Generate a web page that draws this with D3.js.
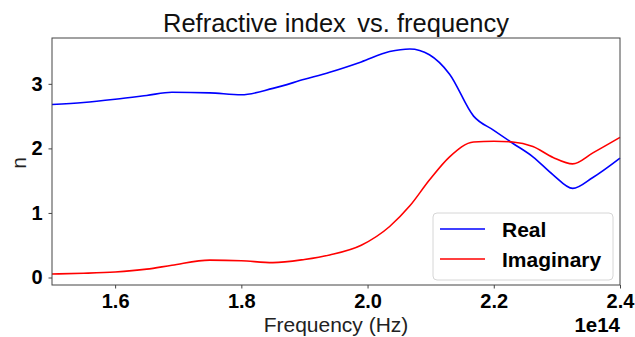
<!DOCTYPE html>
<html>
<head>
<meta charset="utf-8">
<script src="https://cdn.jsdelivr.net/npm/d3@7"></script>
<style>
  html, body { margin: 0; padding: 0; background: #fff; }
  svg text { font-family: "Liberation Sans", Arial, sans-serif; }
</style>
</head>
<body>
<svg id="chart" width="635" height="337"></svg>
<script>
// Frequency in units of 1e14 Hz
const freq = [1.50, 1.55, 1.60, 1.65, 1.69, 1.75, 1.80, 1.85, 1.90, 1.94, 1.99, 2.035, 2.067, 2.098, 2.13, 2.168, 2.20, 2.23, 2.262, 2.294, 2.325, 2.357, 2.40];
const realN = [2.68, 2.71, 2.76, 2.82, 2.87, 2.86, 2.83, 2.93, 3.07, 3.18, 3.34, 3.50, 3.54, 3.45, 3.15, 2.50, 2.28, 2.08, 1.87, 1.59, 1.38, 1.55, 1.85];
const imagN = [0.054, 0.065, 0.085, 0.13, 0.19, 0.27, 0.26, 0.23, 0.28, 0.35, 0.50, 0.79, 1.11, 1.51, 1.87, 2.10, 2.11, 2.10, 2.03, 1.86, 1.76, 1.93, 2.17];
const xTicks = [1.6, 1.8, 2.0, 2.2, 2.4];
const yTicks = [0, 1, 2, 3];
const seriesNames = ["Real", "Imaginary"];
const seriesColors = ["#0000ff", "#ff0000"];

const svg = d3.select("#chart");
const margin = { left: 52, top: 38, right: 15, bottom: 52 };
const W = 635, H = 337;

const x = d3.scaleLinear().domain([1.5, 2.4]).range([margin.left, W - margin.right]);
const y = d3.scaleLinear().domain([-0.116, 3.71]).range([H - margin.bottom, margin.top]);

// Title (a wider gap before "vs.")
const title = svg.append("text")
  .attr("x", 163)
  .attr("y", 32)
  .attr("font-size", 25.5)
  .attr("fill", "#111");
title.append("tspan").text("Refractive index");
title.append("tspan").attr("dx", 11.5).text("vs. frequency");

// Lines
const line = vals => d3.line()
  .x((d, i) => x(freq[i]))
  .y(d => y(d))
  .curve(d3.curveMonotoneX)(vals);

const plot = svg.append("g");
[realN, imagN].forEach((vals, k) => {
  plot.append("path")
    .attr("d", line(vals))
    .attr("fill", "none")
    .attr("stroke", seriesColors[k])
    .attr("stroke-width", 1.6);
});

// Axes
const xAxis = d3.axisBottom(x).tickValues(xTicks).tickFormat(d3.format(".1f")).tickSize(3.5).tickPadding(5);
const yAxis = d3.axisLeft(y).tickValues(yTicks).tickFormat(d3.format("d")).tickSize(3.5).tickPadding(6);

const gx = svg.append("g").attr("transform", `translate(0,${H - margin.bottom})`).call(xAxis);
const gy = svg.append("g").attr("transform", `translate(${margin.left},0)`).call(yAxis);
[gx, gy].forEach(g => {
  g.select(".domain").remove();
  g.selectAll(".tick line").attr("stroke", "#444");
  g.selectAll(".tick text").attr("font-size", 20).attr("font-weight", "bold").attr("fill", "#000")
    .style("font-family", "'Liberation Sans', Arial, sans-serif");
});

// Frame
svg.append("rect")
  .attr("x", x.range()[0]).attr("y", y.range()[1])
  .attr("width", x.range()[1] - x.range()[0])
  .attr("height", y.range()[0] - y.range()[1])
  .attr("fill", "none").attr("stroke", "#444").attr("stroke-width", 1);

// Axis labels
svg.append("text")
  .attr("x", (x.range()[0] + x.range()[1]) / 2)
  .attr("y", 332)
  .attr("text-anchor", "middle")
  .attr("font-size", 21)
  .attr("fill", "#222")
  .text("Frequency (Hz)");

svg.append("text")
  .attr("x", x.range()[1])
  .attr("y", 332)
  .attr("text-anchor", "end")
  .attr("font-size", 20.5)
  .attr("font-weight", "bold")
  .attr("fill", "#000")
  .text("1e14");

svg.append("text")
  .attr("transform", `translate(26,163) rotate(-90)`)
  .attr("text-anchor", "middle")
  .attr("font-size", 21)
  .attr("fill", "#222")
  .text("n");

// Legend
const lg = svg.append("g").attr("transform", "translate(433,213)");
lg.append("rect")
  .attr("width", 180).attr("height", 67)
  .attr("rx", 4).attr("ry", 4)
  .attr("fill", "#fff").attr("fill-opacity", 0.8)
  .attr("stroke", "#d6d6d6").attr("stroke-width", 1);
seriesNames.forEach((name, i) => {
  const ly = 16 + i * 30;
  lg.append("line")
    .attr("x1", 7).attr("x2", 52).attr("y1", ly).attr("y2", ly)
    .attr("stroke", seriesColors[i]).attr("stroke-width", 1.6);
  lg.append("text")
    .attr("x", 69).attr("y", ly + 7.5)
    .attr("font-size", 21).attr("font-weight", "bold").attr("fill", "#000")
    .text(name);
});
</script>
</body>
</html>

§ AIM: Copy out all of the data word for word. Do not carry over any picture.

§ EXPECTED OUTPUT:
Generate a web page that draws this with D3.js.
<!DOCTYPE html>
<html>
<head>
<meta charset="utf-8">
<script src="https://cdn.jsdelivr.net/npm/d3@7"></script>
<style>
  html, body { margin: 0; padding: 0; background: #fff; }
  svg text { font-family: "Liberation Sans", Arial, sans-serif; }
</style>
</head>
<body>
<svg id="chart" width="635" height="337"></svg>
<script>
// Frequency in units of 1e14 Hz
const freq = [1.50, 1.55, 1.60, 1.65, 1.69, 1.75, 1.80, 1.85, 1.90, 1.94, 1.99, 2.035, 2.067, 2.098, 2.13, 2.168, 2.20, 2.23, 2.262, 2.294, 2.325, 2.357, 2.40];
const realN = [2.68, 2.71, 2.76, 2.82, 2.87, 2.86, 2.83, 2.93, 3.07, 3.18, 3.34, 3.50, 3.54, 3.45, 3.15, 2.50, 2.28, 2.08, 1.87, 1.59, 1.38, 1.55, 1.85];
const imagN = [0.054, 0.065, 0.085, 0.13, 0.19, 0.27, 0.26, 0.23, 0.28, 0.35, 0.50, 0.79, 1.11, 1.51, 1.87, 2.10, 2.11, 2.10, 2.03, 1.86, 1.76, 1.93, 2.17];
const xTicks = [1.6, 1.8, 2.0, 2.2, 2.4];
const yTicks = [0, 1, 2, 3];
const seriesNames = ["Real", "Imaginary"];
const seriesColors = ["#0000ff", "#ff0000"];

const svg = d3.select("#chart");
const margin = { left: 52, top: 38, right: 15, bottom: 52 };
const W = 635, H = 337;

const x = d3.scaleLinear().domain([1.5, 2.4]).range([margin.left, W - margin.right]);
const y = d3.scaleLinear().domain([-0.116, 3.71]).range([H - margin.bottom, margin.top]);

// Title (a wider gap before "vs.")
const title = svg.append("text")
  .attr("x", 163)
  .attr("y", 32)
  .attr("font-size", 25.5)
  .attr("fill", "#111");
title.append("tspan").text("Refractive index");
title.append("tspan").attr("dx", 11.5).text("vs. frequency");

// Lines
const line = vals => d3.line()
  .x((d, i) => x(freq[i]))
  .y(d => y(d))
  .curve(d3.curveMonotoneX)(vals);

const plot = svg.append("g");
[realN, imagN].forEach((vals, k) => {
  plot.append("path")
    .attr("d", line(vals))
    .attr("fill", "none")
    .attr("stroke", seriesColors[k])
    .attr("stroke-width", 1.6);
});

// Axes
const xAxis = d3.axisBottom(x).tickValues(xTicks).tickFormat(d3.format(".1f")).tickSize(3.5).tickPadding(5);
const yAxis = d3.axisLeft(y).tickValues(yTicks).tickFormat(d3.format("d")).tickSize(3.5).tickPadding(6);

const gx = svg.append("g").attr("transform", `translate(0,${H - margin.bottom})`).call(xAxis);
const gy = svg.append("g").attr("transform", `translate(${margin.left},0)`).call(yAxis);
[gx, gy].forEach(g => {
  g.select(".domain").remove();
  g.selectAll(".tick line").attr("stroke", "#444");
  g.selectAll(".tick text").attr("font-size", 20).attr("font-weight", "bold").attr("fill", "#000")
    .style("font-family", "'Liberation Sans', Arial, sans-serif");
});

// Frame
svg.append("rect")
  .attr("x", x.range()[0]).attr("y", y.range()[1])
  .attr("width", x.range()[1] - x.range()[0])
  .attr("height", y.range()[0] - y.range()[1])
  .attr("fill", "none").attr("stroke", "#444").attr("stroke-width", 1);

// Axis labels
svg.append("text")
  .attr("x", (x.range()[0] + x.range()[1]) / 2)
  .attr("y", 332)
  .attr("text-anchor", "middle")
  .attr("font-size", 21)
  .attr("fill", "#222")
  .text("Frequency (Hz)");

svg.append("text")
  .attr("x", x.range()[1])
  .attr("y", 332)
  .attr("text-anchor", "end")
  .attr("font-size", 20.5)
  .attr("font-weight", "bold")
  .attr("fill", "#000")
  .text("1e14");

svg.append("text")
  .attr("transform", `translate(26,163) rotate(-90)`)
  .attr("text-anchor", "middle")
  .attr("font-size", 21)
  .attr("fill", "#222")
  .text("n");

// Legend
const lg = svg.append("g").attr("transform", "translate(433,213)");
lg.append("rect")
  .attr("width", 180).attr("height", 67)
  .attr("rx", 4).attr("ry", 4)
  .attr("fill", "#fff").attr("fill-opacity", 0.8)
  .attr("stroke", "#d6d6d6").attr("stroke-width", 1);
seriesNames.forEach((name, i) => {
  const ly = 16 + i * 30;
  lg.append("line")
    .attr("x1", 7).attr("x2", 52).attr("y1", ly).attr("y2", ly)
    .attr("stroke", seriesColors[i]).attr("stroke-width", 1.6);
  lg.append("text")
    .attr("x", 69).attr("y", ly + 7.5)
    .attr("font-size", 21).attr("font-weight", "bold").attr("fill", "#000")
    .text(name);
});
</script>
</body>
</html>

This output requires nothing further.